La traduction en français de The tale of Shemroon, le titre international du film, donne une indication plus précise que le titre français, Chevalier noir, de ce que le réalisateur a voulu réaliser : le conte de Shemroon, du nom du quartier où se déroule l’action, un quartier situé sur une hauteur au nord de Téhéran. S’inspirant d’une histoire vraie, une histoire de vengeance ratée qui s’était déroulée dans ce quartier et que sa mère lui avait raconté alors qu’il avait déjà élu domicile à Paris, Emad Aleebrahim Dehkordi dit avoir choisi, pour son premier long-métrage, de « raconter une histoire contemporaine, ultra-réelle, avec les codes narratifs du conte persan ». Il faut donc voir dans les deux frères des chevaliers qui doivent défendre le territoire que leur mère leur a légué, voir dans la moto leur destrier et voir dans Shemroon, ce quartier qui domine Téhéran, une sorte de château-fort. Cela dit, Chevalier noir apparait moins comme étant un véritable conte qu’un film réaliste, tourné en plans-séquence relativement courts, même si apparaissent de temps en temps des phénomènes lourds de symboles et qui rapprochent le film du fantastique, tel l’oiseau qui cause un accident de moto à Iman et qui le hante au point de devenir pour lui un objet de cauchemar.

Un « détail » important en dit long sur ce qu’est devenu l’Iran des mollahs. En effet, dans l’histoire vraie qui a inspiré le réalisateur, c’est avec leur mère que vivaient les deux frères et respecter cette réalité mettait le réalisateur face à un dilemme insoluble : chez elle, avec sa famille proche, une femme iranienne ne porte pas le foulard et, souhaitant montrer de façon réaliste l’intimité de cette mère avec ses deux fils, Emad Aleebrahim Dehkordi ne pouvait l’imaginer que tête nue. Impossible dans un tournage se déroulant en Iran : Une femme qu’on filme n’est pas vraiment dans l’intimité de son chez soi et la présence d’hommes dans l’équipe de tournage rend le port du voile obligatoire pour cette femme ! Le réalisateur a donc pris une décision radicale : transformer la mère en père.

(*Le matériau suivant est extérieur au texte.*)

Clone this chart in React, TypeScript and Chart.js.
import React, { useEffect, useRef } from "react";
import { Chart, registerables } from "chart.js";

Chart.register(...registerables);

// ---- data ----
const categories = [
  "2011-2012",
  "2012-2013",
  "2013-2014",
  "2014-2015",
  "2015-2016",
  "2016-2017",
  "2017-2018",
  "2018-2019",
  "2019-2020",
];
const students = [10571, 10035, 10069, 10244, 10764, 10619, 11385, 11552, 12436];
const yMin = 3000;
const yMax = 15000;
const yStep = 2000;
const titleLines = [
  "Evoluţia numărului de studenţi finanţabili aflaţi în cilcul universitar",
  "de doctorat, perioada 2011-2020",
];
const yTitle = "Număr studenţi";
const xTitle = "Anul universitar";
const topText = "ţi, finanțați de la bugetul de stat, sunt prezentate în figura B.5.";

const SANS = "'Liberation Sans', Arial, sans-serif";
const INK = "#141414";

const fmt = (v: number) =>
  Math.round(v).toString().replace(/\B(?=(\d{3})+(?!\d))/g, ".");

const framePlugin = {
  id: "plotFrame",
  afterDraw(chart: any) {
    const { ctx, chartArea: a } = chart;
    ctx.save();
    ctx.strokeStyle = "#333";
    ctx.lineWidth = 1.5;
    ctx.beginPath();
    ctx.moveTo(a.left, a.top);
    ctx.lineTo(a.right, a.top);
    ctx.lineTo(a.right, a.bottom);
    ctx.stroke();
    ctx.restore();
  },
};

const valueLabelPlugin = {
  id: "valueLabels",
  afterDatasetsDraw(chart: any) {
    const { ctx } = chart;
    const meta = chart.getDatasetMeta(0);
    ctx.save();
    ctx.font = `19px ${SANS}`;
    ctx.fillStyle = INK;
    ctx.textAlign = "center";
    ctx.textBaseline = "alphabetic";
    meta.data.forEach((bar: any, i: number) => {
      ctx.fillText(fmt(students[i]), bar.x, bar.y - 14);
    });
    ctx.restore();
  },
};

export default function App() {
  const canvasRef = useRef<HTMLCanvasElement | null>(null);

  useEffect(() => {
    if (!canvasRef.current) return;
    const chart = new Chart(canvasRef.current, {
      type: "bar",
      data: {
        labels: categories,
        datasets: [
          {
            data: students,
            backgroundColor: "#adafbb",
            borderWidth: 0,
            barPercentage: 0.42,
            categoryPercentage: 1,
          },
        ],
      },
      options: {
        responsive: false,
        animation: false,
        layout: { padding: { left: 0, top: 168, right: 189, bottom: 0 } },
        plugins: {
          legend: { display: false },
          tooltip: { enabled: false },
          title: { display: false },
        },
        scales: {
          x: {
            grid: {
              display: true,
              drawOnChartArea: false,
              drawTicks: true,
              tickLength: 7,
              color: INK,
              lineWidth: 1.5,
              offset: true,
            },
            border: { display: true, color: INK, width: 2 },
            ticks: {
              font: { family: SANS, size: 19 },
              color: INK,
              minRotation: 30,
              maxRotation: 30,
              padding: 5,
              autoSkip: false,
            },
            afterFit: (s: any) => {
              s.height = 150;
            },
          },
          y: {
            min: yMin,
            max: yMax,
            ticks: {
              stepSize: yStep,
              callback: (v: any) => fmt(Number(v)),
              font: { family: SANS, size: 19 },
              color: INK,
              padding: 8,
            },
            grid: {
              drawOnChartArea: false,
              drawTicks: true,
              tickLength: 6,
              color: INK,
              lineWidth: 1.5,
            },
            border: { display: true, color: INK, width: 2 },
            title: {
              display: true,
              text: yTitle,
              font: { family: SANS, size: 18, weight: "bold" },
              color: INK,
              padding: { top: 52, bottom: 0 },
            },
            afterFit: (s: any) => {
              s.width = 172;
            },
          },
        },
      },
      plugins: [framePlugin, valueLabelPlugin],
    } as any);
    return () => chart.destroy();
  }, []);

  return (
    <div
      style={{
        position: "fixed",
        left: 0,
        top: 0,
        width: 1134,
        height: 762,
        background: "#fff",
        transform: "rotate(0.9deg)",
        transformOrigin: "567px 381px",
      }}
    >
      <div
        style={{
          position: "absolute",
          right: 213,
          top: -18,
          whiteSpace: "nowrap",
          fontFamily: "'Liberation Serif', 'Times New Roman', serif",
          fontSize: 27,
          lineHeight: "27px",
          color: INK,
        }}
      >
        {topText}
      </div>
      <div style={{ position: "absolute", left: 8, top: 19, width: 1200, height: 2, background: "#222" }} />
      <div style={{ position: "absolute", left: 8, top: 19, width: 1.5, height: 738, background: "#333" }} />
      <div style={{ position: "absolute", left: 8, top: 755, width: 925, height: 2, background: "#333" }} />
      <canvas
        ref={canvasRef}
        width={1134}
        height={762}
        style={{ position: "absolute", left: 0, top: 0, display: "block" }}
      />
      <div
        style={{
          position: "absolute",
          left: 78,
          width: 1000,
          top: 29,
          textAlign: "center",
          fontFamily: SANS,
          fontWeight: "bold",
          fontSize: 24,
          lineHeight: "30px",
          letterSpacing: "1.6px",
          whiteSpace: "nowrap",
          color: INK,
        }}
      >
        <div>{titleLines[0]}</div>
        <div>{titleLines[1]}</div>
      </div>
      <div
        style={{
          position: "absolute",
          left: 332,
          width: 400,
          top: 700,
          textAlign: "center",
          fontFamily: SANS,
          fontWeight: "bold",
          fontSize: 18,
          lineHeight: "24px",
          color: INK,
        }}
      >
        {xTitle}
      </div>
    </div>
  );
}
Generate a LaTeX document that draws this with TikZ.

De même Hanna n’est jamais filmée dans le cadre d’une présence prolongée auprès de sa mère : lorsqu’elle est présente à l’écran, elle est à l’extérieur de chez elle ou bien dans l’appartement familial mais sur le point de partir ou en train de revenir et, chaque fois, il est normal (en Iran !) que sa tête soit couverte. Personnage en apparence secondaire, Hanna n’en est pas moins très importante : comme le réalisateur, elle vit en France et ce séjour à Téhéran pour ses vacances est pour elle une parenthèse. Bien sûr, elle se doit de respecter les règles strictes que doivent suivre les femmes dans son pays d’origine mais on sent chez elle, ne serait-ce qu’au travers de son comportement face aux diktats que voudrait lui imposer sa mère, une force et une liberté qui annoncent ce qu’on va retrouver plus tard (le film a été imaginé et tourné avant la mort en septembre dernier de Mahsa Amini, cette jeune kurde assassinée par la police des mœurs iranienne pour « port de vêtements inappropriés ».) chez de nombreuses femmes iraniennes dans les manifestations qui se déroulent en Iran depuis plusieurs mois.

Cerise sur le gâteau : le personnage d’Hanna nous permet de faire connaissance avec Masoumeh Beygi, son interprète, qui vient grossir les rangs des comédiennes iraniennes de grand talent. A noter que le rôle de Pauli-Illia, son fils, est interprété par le propre fils du réalisateur. Si le cinéma en provenance d’Iran a beaucoup changé depuis Abbas Kiarostami, on peut observer quand même une certaine continuité, ne serait-ce que par ce besoin (ou cette nécessité face à la censure) de faire appel au conte pour montrer la réalité du pays. Par ailleurs, Behzad Dorani, l’interprète du père dans Chevalier noir était celui de l’ingénieur dans Le vent nous emportera, film de Kiarostami sorti en 1999. Quant à la longue scène dans une voiture entre Hanna et Payar, elle a été tournée dans un 4×4 ayant appartenu à Abbas Kiarostami, un véhicule prêté à la production par son propre fils.